--- SOURCE DATA ---

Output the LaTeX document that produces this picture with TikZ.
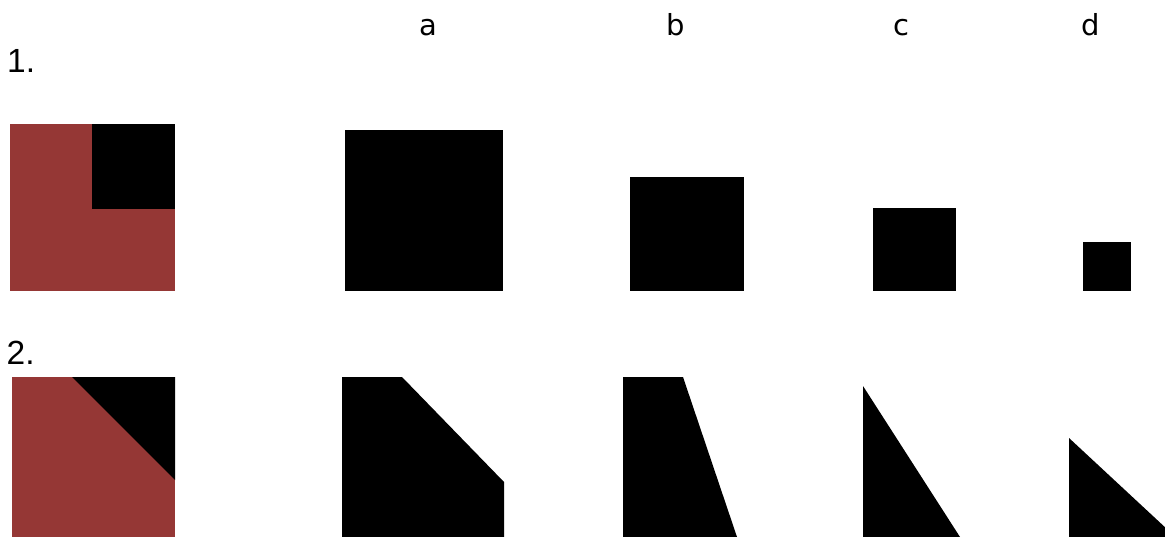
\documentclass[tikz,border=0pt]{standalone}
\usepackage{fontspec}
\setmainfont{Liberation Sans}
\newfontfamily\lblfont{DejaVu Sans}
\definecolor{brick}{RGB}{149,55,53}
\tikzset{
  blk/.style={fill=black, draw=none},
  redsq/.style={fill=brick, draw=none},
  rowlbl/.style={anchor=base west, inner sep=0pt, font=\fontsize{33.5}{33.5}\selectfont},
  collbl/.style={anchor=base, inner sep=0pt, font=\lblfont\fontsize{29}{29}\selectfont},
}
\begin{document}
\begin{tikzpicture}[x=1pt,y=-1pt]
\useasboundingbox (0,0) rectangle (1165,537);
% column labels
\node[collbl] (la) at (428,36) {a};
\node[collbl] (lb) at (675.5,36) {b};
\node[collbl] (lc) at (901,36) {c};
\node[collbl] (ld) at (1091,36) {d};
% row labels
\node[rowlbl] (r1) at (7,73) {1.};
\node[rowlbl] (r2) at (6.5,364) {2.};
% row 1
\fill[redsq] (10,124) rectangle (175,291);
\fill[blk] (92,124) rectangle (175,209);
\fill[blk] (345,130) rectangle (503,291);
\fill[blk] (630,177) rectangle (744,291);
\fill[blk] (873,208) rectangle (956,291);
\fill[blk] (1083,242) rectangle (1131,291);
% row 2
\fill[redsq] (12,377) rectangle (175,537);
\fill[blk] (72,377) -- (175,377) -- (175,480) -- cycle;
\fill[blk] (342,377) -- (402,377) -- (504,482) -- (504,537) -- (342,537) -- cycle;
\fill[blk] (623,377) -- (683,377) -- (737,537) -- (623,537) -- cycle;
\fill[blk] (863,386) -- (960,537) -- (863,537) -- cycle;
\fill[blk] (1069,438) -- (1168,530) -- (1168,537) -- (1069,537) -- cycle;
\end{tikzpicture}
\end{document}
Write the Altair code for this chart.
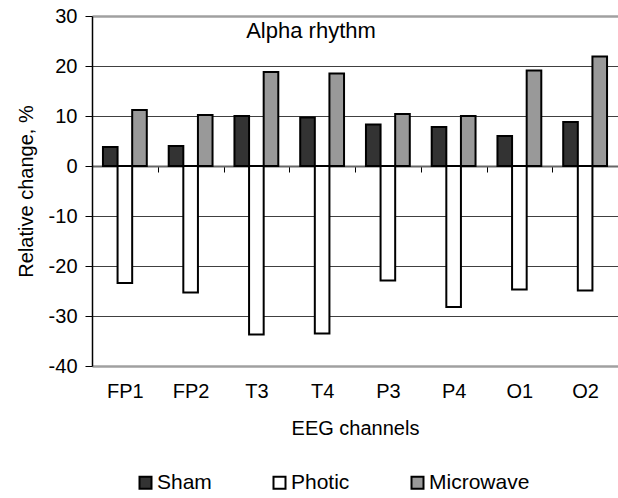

---

In the records above, find each line with the word "this" and copy it.

Output the LaTeX document that produces this picture with TikZ.
Write the Altair code for this chart.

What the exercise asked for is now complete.